In the above-described light-emitting devices 251, 252, in the end facing the end provided with the first laser light source 11 of the first diffusion member 12, the previously described reflector 22 may be provided.

As described above, by the above-described light-emitting devices according to the embodiments of the invention, there can be provided the light-emitting device in which particularly a semiconductor laser light-emitting element is used as the light source and which has a fiber shape, a linear shape, or a rod shape as represented by the shape of a straight pipe fluorescent lamp or a cold cathode tube and which has high light intensity and can suppress unevenness of the color and can emit white light. And, this light-emitting device can be applied to various illuminating devices.

Sixteenth Embodiment

FIG. 23 is a schematic view illustrating the configuration of the illuminating device according to a sixteenth embodiment of the invention.
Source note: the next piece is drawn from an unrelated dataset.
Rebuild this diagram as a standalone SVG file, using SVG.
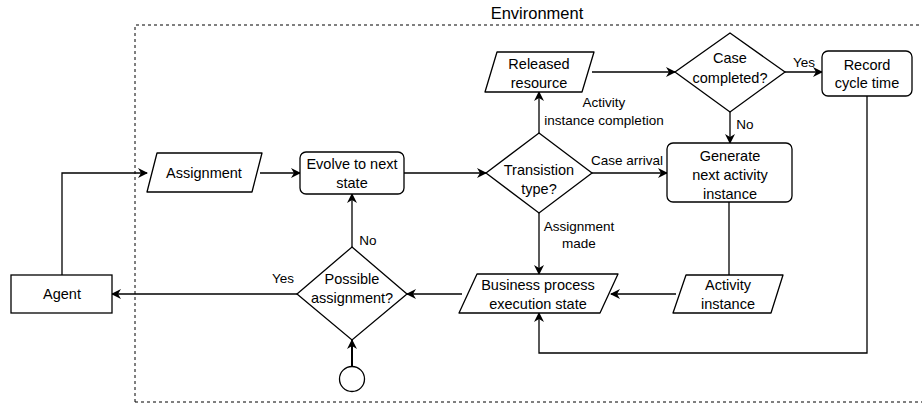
<svg xmlns="http://www.w3.org/2000/svg" width="922" height="404" viewBox="0 0 922 404">
<defs>
<style>
.n{fill:#fff;stroke:#000;stroke-width:1.3}
.t{font-family:"Liberation Sans",Arial,sans-serif;font-size:14.5px;fill:#000;text-anchor:middle}
.l{font-family:"Liberation Sans",Arial,sans-serif;font-size:13.5px;fill:#000;text-anchor:middle}
.c{fill:none;stroke:#000;stroke-width:1.3}
</style>
<marker id="a" viewBox="0 0 10 10" refX="9" refY="5" markerWidth="10" markerHeight="10" markerUnits="userSpaceOnUse" orient="auto">
<path d="M0,0 L10,5 L0,10 L3,5 Z" fill="#000"/>
</marker>
</defs>
<rect width="922" height="404" fill="#fff"/>
<g id="environment">
<path d="M135,402 L135,25 L930,25 M135,402 L930,402" fill="none" stroke="#000" stroke-width="1" stroke-dasharray="3,3"/>
<text class="t" x="537" y="19" style="font-size:16.5px">Environment</text>
</g>
<g id="connectors">
<path class="c" d="M62,275 L62,173 L147,173" marker-end="url(#a)"/>
<path class="c" d="M260,173 L300,173" marker-end="url(#a)"/>
<path class="c" d="M404,173 L486,173" marker-end="url(#a)"/>
<path class="c" d="M539,133 L539,92" marker-end="url(#a)"/>
<path class="c" d="M592,72 L675,72" marker-end="url(#a)"/>
<path class="c" d="M785,72 L822,72" marker-end="url(#a)"/>
<path class="c" d="M730,112 L730,143" marker-end="url(#a)"/>
<path class="c" d="M592,173 L667,173" marker-end="url(#a)"/>
<path class="c" d="M539,213 L539,274" marker-end="url(#a)"/>
<path class="c" d="M729,202 L729,275"/>
<path class="c" d="M676,294 L611,294" marker-end="url(#a)"/>
<path class="c" d="M867,96 L867,353 L539,353 L539,313" marker-end="url(#a)"/>
<path class="c" d="M462,294 L407,294" marker-end="url(#a)"/>
<path class="c" d="M297,294 L112,294" marker-end="url(#a)"/>
<path class="c" d="M352,247 L352,194" marker-end="url(#a)"/>
<path class="c" d="M352,366 L352,340" style="stroke-width:2" marker-end="url(#a)"/>
<text class="l" x="604" y="107">Activity</text>
<text class="l" x="604" y="125">instance completion</text>
<text class="l" x="627" y="165">Case arrival</text>
<text class="l" x="579" y="231">Assignment</text>
<text class="l" x="579" y="248">made</text>
<text class="l" x="804" y="67">Yes</text>
<text class="l" x="745" y="129">No</text>
<text class="l" x="283" y="283">Yes</text>
<text class="l" x="368" y="245">No</text>
</g>
<g id="agent">
<rect class="n" x="11" y="275" width="101" height="38"/>
<text class="t" x="62" y="299">Agent</text>
</g>
<g id="assignment">
<path class="n" d="M157,153 L262,153 L252,192 L147,192 Z" stroke-linejoin="round"/>
<text class="t" x="204" y="178">Assignment</text>
</g>
<g id="evolve">
<rect class="n" x="300" y="152" width="104" height="42" rx="6"/>
<text class="t" x="352" y="169">Evolve to next</text>
<text class="t" x="352" y="188">state</text>
</g>
<g id="transition">
<path class="n" d="M539,133 L592,173 L539,213 L486,173 Z"/>
<text class="t" x="539" y="175">Transistion</text>
<text class="t" x="539" y="194">type?</text>
</g>
<g id="released">
<path class="n" d="M497,52 L594,52 L582,92 L485,92 Z" stroke-linejoin="round"/>
<text class="t" x="539" y="69">Released</text>
<text class="t" x="539" y="88">resource</text>
</g>
<g id="case-completed">
<path class="n" d="M730,33 L785,72 L730,112 L675,72 Z"/>
<text class="t" x="730" y="63">Case</text>
<text class="t" x="730" y="83">completed?</text>
</g>
<g id="record">
<rect class="n" x="822" y="51" width="90" height="45" rx="6"/>
<text class="t" x="867" y="70">Record</text>
<text class="t" x="867" y="88">cycle time</text>
</g>
<g id="generate">
<rect class="n" x="667" y="143" width="125" height="59" rx="6"/>
<text class="t" x="730" y="161">Generate</text>
<text class="t" x="730" y="180">next activity</text>
<text class="t" x="730" y="199">instance</text>
</g>
<g id="activity-instance">
<path class="n" d="M686,275 L783,275 L771,313 L673,313 Z" stroke-linejoin="round"/>
<text class="t" x="728" y="290">Activity</text>
<text class="t" x="728" y="309">instance</text>
</g>
<g id="business">
<path class="n" d="M477,274 L618,274 L600,313 L459,313 Z" stroke-linejoin="round"/>
<text class="t" x="538" y="290">Business process</text>
<text class="t" x="538" y="309">execution state</text>
</g>
<g id="possible">
<path class="n" d="M352,247 L407,294 L352,340 L297,294 Z"/>
<text class="t" x="352" y="284">Possible</text>
<text class="t" x="352" y="303">assignment?</text>
</g>
<g id="start">
<circle class="n" cx="352" cy="379" r="12.5"/>
</g>
</svg>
As shown in FIG. 23, the illuminating device 310 according to the sixteenth embodiment of the invention includes the above-described light-emitting device 110 and a current-supplier 30 for supplying a current to the first laser light source 11 of the light-emitting device 110.
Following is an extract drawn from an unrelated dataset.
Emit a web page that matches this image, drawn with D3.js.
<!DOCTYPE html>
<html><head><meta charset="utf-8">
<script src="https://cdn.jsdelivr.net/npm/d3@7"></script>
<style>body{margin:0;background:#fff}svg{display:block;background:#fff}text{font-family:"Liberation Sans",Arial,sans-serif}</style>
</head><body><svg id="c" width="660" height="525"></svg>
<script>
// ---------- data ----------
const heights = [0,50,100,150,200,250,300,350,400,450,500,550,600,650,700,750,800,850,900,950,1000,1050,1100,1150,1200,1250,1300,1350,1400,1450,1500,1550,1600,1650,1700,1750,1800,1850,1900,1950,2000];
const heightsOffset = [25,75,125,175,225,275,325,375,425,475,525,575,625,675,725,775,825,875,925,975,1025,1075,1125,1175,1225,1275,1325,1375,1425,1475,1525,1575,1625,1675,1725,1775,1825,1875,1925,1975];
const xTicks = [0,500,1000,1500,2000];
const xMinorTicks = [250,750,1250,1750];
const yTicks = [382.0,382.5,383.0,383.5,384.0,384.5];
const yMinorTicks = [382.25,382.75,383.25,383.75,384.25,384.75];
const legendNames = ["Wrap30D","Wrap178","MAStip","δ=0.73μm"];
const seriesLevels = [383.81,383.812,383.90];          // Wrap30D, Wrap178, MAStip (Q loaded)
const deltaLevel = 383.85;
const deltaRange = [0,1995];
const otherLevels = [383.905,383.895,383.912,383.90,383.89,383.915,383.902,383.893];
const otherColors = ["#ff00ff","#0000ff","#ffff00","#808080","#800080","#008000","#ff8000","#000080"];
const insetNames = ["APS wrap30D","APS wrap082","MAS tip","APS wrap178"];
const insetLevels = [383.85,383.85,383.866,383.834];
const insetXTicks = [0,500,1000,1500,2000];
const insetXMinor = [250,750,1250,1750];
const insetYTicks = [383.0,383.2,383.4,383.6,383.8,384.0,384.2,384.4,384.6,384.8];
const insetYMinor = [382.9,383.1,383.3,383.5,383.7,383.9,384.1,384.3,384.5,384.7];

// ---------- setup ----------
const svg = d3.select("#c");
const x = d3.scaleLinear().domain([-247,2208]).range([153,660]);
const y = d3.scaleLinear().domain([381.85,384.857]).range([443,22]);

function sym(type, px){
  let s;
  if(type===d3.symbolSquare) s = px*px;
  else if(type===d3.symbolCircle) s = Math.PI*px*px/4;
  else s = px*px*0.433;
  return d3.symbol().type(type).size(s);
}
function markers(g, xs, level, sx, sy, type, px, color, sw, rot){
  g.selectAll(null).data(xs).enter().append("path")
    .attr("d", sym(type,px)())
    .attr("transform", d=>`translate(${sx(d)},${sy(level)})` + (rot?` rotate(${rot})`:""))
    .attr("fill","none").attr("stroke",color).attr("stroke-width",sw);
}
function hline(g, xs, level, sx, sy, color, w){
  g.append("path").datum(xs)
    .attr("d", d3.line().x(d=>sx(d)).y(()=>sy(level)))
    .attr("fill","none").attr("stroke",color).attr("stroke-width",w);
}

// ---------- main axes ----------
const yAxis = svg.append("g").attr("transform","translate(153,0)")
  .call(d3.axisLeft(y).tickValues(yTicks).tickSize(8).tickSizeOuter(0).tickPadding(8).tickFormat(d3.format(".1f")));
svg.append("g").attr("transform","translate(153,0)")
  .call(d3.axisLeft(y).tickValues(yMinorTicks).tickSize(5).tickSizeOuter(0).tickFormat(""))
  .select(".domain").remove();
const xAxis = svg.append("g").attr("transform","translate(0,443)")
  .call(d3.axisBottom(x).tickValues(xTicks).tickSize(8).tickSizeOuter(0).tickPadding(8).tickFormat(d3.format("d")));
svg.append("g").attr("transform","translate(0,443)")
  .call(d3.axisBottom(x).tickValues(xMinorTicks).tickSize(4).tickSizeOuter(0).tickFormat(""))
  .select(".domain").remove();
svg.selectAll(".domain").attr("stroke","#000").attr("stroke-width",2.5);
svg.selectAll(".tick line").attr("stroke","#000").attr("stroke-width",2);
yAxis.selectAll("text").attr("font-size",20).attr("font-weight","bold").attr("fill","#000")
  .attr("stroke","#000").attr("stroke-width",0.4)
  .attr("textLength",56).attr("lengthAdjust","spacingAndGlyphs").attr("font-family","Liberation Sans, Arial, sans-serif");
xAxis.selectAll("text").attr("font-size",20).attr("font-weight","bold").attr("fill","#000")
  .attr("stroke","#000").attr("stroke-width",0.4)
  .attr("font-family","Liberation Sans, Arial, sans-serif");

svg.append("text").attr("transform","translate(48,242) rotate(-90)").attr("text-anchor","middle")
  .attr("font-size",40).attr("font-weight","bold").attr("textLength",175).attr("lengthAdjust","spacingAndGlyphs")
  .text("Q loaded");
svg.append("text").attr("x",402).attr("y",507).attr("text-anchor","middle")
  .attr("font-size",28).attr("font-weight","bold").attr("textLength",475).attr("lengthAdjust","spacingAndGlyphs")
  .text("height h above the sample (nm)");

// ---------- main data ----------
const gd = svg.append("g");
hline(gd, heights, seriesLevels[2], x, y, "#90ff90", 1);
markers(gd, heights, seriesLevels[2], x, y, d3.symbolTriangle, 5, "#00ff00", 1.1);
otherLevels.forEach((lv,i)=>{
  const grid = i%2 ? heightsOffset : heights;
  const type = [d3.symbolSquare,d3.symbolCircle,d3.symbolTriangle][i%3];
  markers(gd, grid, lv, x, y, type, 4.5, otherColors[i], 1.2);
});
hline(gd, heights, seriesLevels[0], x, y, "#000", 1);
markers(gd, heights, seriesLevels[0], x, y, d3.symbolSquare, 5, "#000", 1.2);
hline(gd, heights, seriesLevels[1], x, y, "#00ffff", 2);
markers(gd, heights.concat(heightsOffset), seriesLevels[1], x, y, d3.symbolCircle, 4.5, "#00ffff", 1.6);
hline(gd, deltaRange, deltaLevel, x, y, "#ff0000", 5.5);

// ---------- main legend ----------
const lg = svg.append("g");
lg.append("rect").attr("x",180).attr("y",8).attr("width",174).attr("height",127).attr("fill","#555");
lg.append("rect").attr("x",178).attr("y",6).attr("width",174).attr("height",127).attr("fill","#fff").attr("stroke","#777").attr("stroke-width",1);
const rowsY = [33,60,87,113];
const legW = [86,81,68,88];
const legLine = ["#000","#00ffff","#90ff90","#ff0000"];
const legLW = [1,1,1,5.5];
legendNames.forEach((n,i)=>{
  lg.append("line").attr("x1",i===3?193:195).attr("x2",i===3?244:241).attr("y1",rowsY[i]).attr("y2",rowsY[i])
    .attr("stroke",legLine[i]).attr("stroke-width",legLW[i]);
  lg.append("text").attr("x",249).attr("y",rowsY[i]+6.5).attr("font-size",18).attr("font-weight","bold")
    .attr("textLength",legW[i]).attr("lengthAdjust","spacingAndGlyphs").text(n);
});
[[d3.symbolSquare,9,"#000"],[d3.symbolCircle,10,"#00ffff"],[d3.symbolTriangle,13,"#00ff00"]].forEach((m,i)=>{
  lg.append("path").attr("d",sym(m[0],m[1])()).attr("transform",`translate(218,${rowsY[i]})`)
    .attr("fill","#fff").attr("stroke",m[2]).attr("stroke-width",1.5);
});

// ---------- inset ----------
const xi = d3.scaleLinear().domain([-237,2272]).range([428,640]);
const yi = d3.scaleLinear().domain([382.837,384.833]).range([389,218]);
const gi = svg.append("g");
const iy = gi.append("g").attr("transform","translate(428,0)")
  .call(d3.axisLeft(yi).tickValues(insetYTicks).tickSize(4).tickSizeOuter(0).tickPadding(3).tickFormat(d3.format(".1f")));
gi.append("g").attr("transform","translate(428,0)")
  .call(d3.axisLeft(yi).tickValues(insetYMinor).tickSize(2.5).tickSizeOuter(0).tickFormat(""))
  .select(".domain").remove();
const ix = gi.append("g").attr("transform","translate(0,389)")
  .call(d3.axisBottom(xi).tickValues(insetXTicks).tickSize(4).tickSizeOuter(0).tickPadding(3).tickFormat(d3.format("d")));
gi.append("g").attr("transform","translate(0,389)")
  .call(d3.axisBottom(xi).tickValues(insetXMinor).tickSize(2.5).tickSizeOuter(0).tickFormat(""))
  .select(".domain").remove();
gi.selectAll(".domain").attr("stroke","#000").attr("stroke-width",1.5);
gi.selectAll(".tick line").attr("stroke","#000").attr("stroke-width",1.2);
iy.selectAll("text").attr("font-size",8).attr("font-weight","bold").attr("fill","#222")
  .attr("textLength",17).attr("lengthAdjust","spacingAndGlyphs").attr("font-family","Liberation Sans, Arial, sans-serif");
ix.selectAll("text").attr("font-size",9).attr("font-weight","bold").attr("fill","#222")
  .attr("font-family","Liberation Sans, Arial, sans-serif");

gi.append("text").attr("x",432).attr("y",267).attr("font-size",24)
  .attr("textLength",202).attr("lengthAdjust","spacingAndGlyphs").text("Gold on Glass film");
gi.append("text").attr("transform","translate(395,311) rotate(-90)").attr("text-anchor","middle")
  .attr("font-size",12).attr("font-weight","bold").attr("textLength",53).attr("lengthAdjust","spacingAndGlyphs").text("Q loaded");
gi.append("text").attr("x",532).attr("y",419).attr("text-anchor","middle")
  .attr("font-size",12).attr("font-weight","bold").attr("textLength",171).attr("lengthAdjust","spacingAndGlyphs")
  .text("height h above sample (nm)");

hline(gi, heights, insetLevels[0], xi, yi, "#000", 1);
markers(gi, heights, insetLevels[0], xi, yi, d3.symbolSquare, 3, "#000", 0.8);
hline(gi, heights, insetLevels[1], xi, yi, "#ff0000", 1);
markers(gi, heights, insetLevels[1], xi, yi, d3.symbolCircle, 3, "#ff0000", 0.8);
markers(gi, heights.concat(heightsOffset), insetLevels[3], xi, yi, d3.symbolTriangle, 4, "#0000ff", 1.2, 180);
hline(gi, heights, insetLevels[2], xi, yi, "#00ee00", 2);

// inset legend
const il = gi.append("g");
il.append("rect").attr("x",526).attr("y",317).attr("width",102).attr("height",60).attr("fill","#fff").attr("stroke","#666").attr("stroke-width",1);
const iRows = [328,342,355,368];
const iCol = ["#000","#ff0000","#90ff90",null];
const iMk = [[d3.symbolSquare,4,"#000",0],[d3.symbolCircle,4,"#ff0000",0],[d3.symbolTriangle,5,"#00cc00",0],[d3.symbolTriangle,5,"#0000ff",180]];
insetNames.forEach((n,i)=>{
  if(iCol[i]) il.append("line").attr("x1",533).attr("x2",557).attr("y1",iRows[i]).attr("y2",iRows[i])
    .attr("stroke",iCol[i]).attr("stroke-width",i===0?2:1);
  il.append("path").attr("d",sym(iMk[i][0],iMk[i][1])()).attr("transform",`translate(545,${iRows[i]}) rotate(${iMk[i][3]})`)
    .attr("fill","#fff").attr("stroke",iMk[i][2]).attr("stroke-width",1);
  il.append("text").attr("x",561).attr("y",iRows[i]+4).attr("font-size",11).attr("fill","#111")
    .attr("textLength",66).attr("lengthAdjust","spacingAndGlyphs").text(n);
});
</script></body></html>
Thereby, the illuminating device that has high light intensity and can suppress unevenness of the color and can emit white light can be realized.

In this specific example, the case of using the light-emitting device 110 according to the first embodiment as the light-emitting device is illustrated, but the invention is not limited thereto, but the light-emitting device according to all of the embodiments described above can be used.

When the light-emitting device has a plurality of laser light sources (for example, first laser light source 11 and second laser light source 21), the current-supplier 30 of the illuminating device 310 can supply a current to each of the plurality of laser light sources.

As described above, the embodiments of the invention have been described with reference to specific examples. However, the invention is not limited to the specific examples. For example, the specific configuration of each of the components constituting the light-emitting device and the illuminating device is included in the scope of the invention, as long as the invention can be carried out by appropriate selection from the publicly known range by those skilled in the art and the same effect can be obtained.

Moreover, combination of two or more components of the respective specific examples in the technically possible range is included in the scope of the invention as long as including the spirit of the invention.

In addition, all of the light-emitting devices and the illuminating devices that can be carried out with appropriately design-modified by those skilled in the art on the basis of the light-emitting devices and the illuminating devices described above as the embodiments of the invention belong to the scope of the invention as long as including the spirit of the invention.

In addition, it is understood that those skilled in the art can achieve various variations and modified examples and that the variations and the modified examples belong to the scope of the invention.